Given exercise. Retype, please, the listing from its opening line through the line that contains "2.5, 3, 3.5, 4];", both included, without the pictures.
···
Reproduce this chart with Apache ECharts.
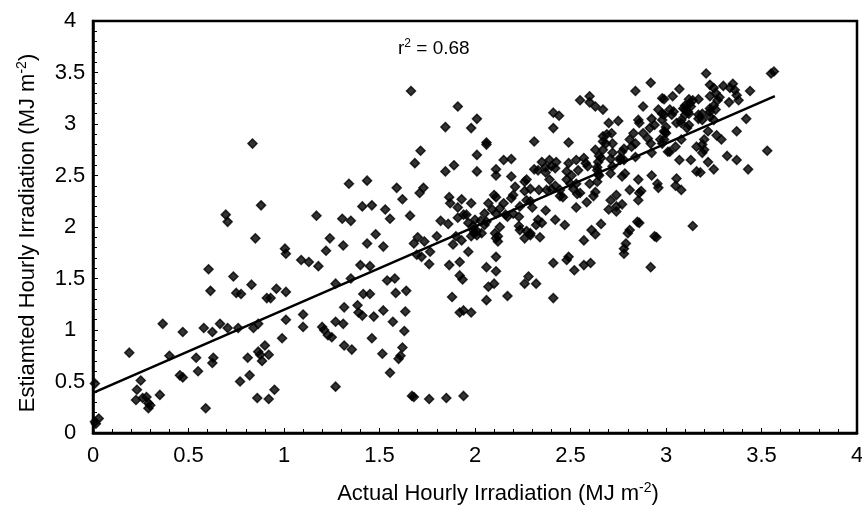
<!DOCTYPE html>
<html>
<head>
<meta charset="utf-8">
<script src="https://cdn.jsdelivr.net/npm/echarts@6/dist/echarts.min.js"></script>
<style>html,body{margin:0;padding:0;background:#fff}#c{width:862px;height:514px}</style>
</head>
<body>
<div id="c"></div>
<script>
// Axis ticks
const tickValues = [0, 0.5, 1, 1.5, 2, 2.5, 3, 3.5, 4];

// Observed points: [actual, estimated] (MJ m-2)
const pointsLow = [
[0.01,0.48],[0.01,0.11],[0.03,0.14],[0.015,0.09],[0.19,0.78],[0.23,0.42],[0.25,0.51],[0.225,0.32],
[0.26,0.34],[0.28,0.35],[0.29,0.29],[0.29,0.24],[0.30,0.27],[0.35,0.37],[0.365,1.06],[0.40,0.75],
[0.455,0.56],[0.47,0.54],[0.47,0.98],[0.54,0.73],[0.55,0.60],[0.58,1.02],[0.59,0.24],[0.605,1.59],
[0.615,1.38],[0.625,0.98],[0.63,0.73],[0.625,0.68],[0.665,1.06],[0.695,2.12],[0.705,2.05],[0.705,1.02],
[0.735,1.52],[0.75,1.36],[0.775,1.35],[0.76,1.02],[0.77,0.50],[0.81,0.73],[0.82,0.56],[0.835,2.81],
[0.83,1.44],[0.84,1.02],[0.865,1.06],[0.85,1.89],[0.88,2.21],[0.86,0.34],[0.865,0.79],[0.875,0.76],
[0.885,0.70],[0.90,0.85],[0.91,1.31],[0.93,1.31],[0.92,0.76],[0.92,0.33],[0.95,0.42],[0.96,1.40],
[0.99,0.92],[1.005,1.79],[1.01,1.74],[1.01,1.37],[1.01,1.10]
];
const pointsMid = [
[1.17,2.11],[1.09,1.68],[1.13,1.66],[1.18,1.62],[1.10,1.15],[1.10,1.03],[1.24,1.89],[1.22,1.77],
[1.27,1.45],[1.20,1.03],[1.21,1.00],[1.23,0.95],[1.25,0.93],[1.27,1.08],[1.27,0.45],[1.305,2.08],
[1.31,1.82],[1.315,1.22],[1.31,1.06],[1.315,0.85],[1.34,2.42],[1.35,2.06],[1.35,1.50],[1.355,0.81],
[1.385,1.24],[1.39,1.17],[1.41,1.14],[1.40,1.63],[1.41,2.20],[1.415,1.35],[1.45,1.35],[1.435,2.45],
[1.435,1.84],[1.45,1.62],[1.46,2.21],[1.48,1.93],[1.47,1.13],[1.46,0.92],[1.52,1.81],[1.52,1.19],
[1.515,0.77],[1.53,2.17],[1.555,2.08],[1.54,1.48],[1.555,0.585],[1.57,1.08],[1.58,1.50],[1.585,1.36],
[1.59,2.38],[1.61,0.75],[1.60,0.72],[1.62,2.27],[1.62,0.83],[1.63,0.99],[1.635,1.18],[1.64,1.38],
[1.66,2.11],[1.665,3.32],[1.68,0.35],[1.67,0.36],[1.685,2.62],[1.68,1.84],[1.70,1.90],[1.695,1.73],
[1.715,2.74],[1.71,2.33],[1.73,2.38],[1.72,1.71],[1.735,1.86],[1.76,0.33],[1.765,1.76],[1.76,1.64],
[1.80,1.91],[1.82,2.06],[1.845,2.97],[1.845,2.54],[1.85,0.34],[1.86,2.03],[1.865,2.29],[1.87,2.23],
[1.865,1.63],[1.88,1.32],[1.885,1.83],[1.89,2.60],[1.91,3.17],[1.90,1.91],[1.91,2.19],[1.92,1.66],
[1.92,1.53],[1.935,1.49],[1.91,2.09],[1.93,2.27],[1.92,1.17],[1.94,1.19],[1.94,0.36],[1.93,1.87],
[1.965,1.76],[1.955,2.12],[1.98,1.17],[1.98,2.23],[1.98,2.96],[2.01,3.05],[2.01,2.70],[2.01,2.54],
[1.99,2.01],[1.995,1.94],[2.01,1.92],[1.94,2.12],[2.00,2.07],[1.965,2.04],[1.99,1.97],[1.98,1.91],
[2.035,1.94],[2.05,2.02],[2.06,2.05]
];
const pointsHigh = [
[2.06,2.82],[2.06,2.80],[2.15,2.65],[2.19,2.66],[2.11,2.56],[2.11,2.50],[2.19,2.49],[2.31,2.83],
[2.41,3.11],[2.44,3.08],[2.41,2.96],[2.49,2.82],[2.55,3.23],[2.60,3.27],[2.60,3.21],[2.63,3.17],
[2.67,3.14],[2.70,3.01],[2.75,3.03],[2.84,3.32],[2.92,3.40],[2.88,3.17],[2.98,3.25],[2.98,3.10],
[2.855,3.04],[2.86,3.01],[2.925,3.05],[2.94,2.99],[2.88,2.91],[2.99,2.93],[2.83,2.91],[2.81,2.85],
[2.84,2.81],[2.69,2.90],[2.67,2.88],[2.715,2.91],[2.72,2.81],[2.685,2.81],[2.67,2.75],[2.63,2.75],
[2.78,2.76],[2.77,2.73],[2.65,2.69],[2.71,2.66],[2.76,2.65],[2.78,2.65],[2.84,2.68],[2.925,2.72],
[2.98,2.81],[3.01,2.73],[2.925,2.50],[2.855,2.46],[2.81,2.36],[2.87,2.35],[2.855,2.26],[2.955,2.42],
[2.96,2.38],[2.77,2.49],[2.785,2.52],[2.72,2.59],[2.64,2.58],[2.645,2.51],[2.64,2.44],[2.60,2.42],
[2.57,2.67],[2.53,2.65],[2.58,2.62],[2.54,2.55],[2.49,2.62],[2.48,2.54],[2.505,2.50],[2.48,2.46],
[2.50,2.42],[2.53,2.42],[2.39,2.65],[2.425,2.63],[2.40,2.59],[2.35,2.63],[2.33,2.55],[2.31,2.56],
[2.37,2.58],[2.37,2.53],[2.42,2.57],[2.39,2.46],[2.27,2.46],[2.26,2.44],[2.335,2.36],[2.40,2.37],
[2.46,2.29],[2.535,2.32],[2.585,2.24],[2.53,2.19],[2.63,2.34],[2.62,2.30],[2.71,2.26],[2.74,2.31],
[2.70,2.17],[2.74,2.20],[2.77,2.22],[2.74,2.15],[2.30,2.19],[2.37,2.16],[2.42,2.07],[2.47,2.02],
[2.33,2.07],[2.35,2.04],[2.32,2.02],[2.27,1.96],[2.29,1.92],[2.34,1.90],[2.23,2.01],[2.20,2.13],
[2.23,2.10],[2.17,2.10],[2.16,2.12],[2.20,2.31],[2.19,2.28],[2.15,2.23],[2.11,2.29],[2.10,2.31],
[2.13,2.18],[2.11,2.13],[2.07,2.23],[2.09,2.17],[2.05,2.13],[2.03,2.06],[2.01,1.96],[2.13,2.00],
[2.12,1.91],[2.12,1.86],[2.11,1.71],[2.06,1.61],[2.11,1.57],[2.07,1.42],[2.10,1.45],[2.06,1.29],
[2.17,1.33],[2.26,1.45],[2.28,1.52],[2.32,1.45],[2.41,1.65],[2.41,1.31],[2.48,1.68],[2.52,1.58],
[2.57,1.63],[2.605,1.65],[2.57,1.87],[2.61,1.97],[2.63,1.93],[2.66,2.03],[2.78,1.74],[2.78,1.79],
[2.79,1.84],[2.80,1.94],[2.81,1.97],[2.85,2.05],[2.86,2.04],[2.94,1.91],[2.92,1.61],[2.235,2.20],
[2.27,2.26],[2.29,2.25],[2.21,2.39],[2.26,2.35],[2.29,2.37],[2.375,2.36],[2.42,2.40],[2.445,2.36],
[2.515,2.37],[2.445,2.30],[2.235,1.97],[2.29,1.94],[2.26,1.89],[2.49,1.71],[2.105,1.94],[2.11,1.89],
[2.96,3.14],[3.02,3.14],[3.00,2.91],[2.915,2.96],[2.905,2.86],[2.92,2.81],[2.67,2.83],[2.72,2.72],
[2.82,2.78],[2.59,2.59],[2.645,2.63],[2.66,2.67],[2.76,2.67],[2.64,2.55],[2.65,2.50],[2.71,2.52],
[2.86,2.33],[2.55,2.33]
];
const pointsTop = [
[3.25,3.35],[3.27,3.23],[3.26,3.14],[3.23,3.12],[3.14,3.23],[3.125,3.20],[3.09,3.15],[3.115,3.12],
[3.10,3.09],[3.08,3.04],[3.19,3.04],
[3.21,3.49],[3.55,3.49],[3.565,3.51],[3.23,3.38],[3.30,3.37],[3.35,3.39],[3.335,3.35],[3.36,3.33],
[3.37,3.28],[3.38,3.23],[3.44,3.32],[3.07,3.34],[3.035,3.27],[2.99,3.24],[3.12,3.24],[3.17,3.24],
[3.23,3.27],[3.26,3.30],[3.28,3.26],[3.33,3.21],[3.25,3.18],[3.23,3.15],[3.10,3.18],[3.13,3.17],
[3.10,3.14],[3.12,3.10],[3.04,3.12],[3.03,3.09],[2.99,3.09],[2.98,3.04],[3.055,3.01],[3.08,3.01],
[3.17,3.09],[3.19,3.10],[3.17,3.05],[3.23,3.07],[3.25,3.04],[3.00,2.97],[2.995,2.92],[3.11,2.96],
[3.12,2.99],[2.99,2.85],[2.97,2.85],[3.08,2.85],[3.05,2.78],[3.02,2.73],[3.22,2.93],[3.265,2.89],
[3.29,2.85],[3.37,2.93],[3.42,3.05],[3.20,2.85],[3.19,2.80],[3.16,2.78],[3.20,2.75],[3.19,2.72],
[3.32,2.69],[3.37,2.65],[3.43,2.56],[3.53,2.74],[3.07,2.65],[3.13,2.65],[3.22,2.63],[3.25,2.56],
[3.16,2.54],[3.18,2.53],[3.055,2.47],[3.05,2.40],[3.08,2.36],[3.14,2.01],[2.95,1.90]
];

// Fitted regression line endpoints
const fitX = [0, 3.57];
const fitY = [0.39, 3.27];
const rSquared = '0.68';

const points = pointsLow.concat(pointsMid, pointsHigh, pointsTop);
const fitLine = fitX.map((x, i) => [x, fitY[i]]);

const FONT = '"Liberation Sans", Arial, Helvetica, sans-serif';
const chart = echarts.init(document.getElementById('c'), null, {renderer: 'canvas'});

function axisCommon(namePadding) {
  return {
    type: 'value',
    min: tickValues[0],
    max: tickValues[tickValues.length - 1],
    interval: 0.5,
    splitLine: {show: false},
    axisLine: {show: true, onZero: false, lineStyle: {color: '#000', width: 2.5}},
    axisTick: {show: true, inside: true, length: 5, lineStyle: {color: '#000', width: 1}},
    minorTick: {show: true, splitNumber: 5, length: 4, lineStyle: {color: '#000', width: 1}},
    axisLabel: {color: '#000', fontSize: 22, fontFamily: FONT},
    nameLocation: 'middle',
    nameTextStyle: {
      color: '#000', fontSize: 22, fontFamily: FONT, padding: namePadding,
      rich: {sup: {color: '#000', fontSize: 14, fontFamily: FONT, padding: [0, 0, 12, 0]}}
    }
  };
}

const xAxis = Object.assign(axisCommon([0, 0, 0, 46]), {
  name: 'Actual Hourly Irradiation (MJ m{sup|-2})',
  nameGap: 48
});
xAxis.axisLabel = Object.assign({}, xAxis.axisLabel, {margin: 12});

const yAxis = Object.assign(axisCommon([0, 12, 0, 0]), {
  name: 'Estiamted Hourly Irradiation (MJ m{sup|-2})',
  nameGap: 52
});
yAxis.axisLabel = Object.assign({}, yAxis.axisLabel, {margin: 23, align: 'center'});

chart.setOption({
  animation: false,
  backgroundColor: '#fff',
  grid: {
    left: 93, right: 5, top: 21, bottom: 81,
    show: true, borderColor: '#000', borderWidth: 2.5,
    outerBoundsMode: 'none'
  },
  xAxis: xAxis,
  yAxis: yAxis,
  graphic: [{
    type: 'text',
    left: 398,
    top: 38,
    style: {
      text: 'r{sup|2} = ' + rSquared,
      fill: '#000',
      font: '19px ' + FONT,
      rich: {sup: {fill: '#000', fontSize: 12, fontFamily: FONT, padding: [0, 0, 10, 0]}}
    }
  }],
  series: [
    {
      type: 'scatter',
      data: points,
      symbol: 'diamond',
      symbolSize: 9,
      itemStyle: {color: '#000', borderColor: '#000', borderWidth: 1.5},
      z: 3
    },
    {
      type: 'line',
      data: fitLine,
      symbol: 'none',
      lineStyle: {color: '#000', width: 2.5},
      z: 4
    }
  ]
});
</script>
</body>
</html>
···
Result.
Reproduce this chart with Apache ECharts.
<!DOCTYPE html>
<html>
<head>
<meta charset="utf-8">
<script src="https://cdn.jsdelivr.net/npm/echarts@6/dist/echarts.min.js"></script>
<style>html,body{margin:0;padding:0;background:#fff}#c{width:862px;height:514px}</style>
</head>
<body>
<div id="c"></div>
<script>
// Axis ticks
const tickValues = [0, 0.5, 1, 1.5, 2, 2.5, 3, 3.5, 4];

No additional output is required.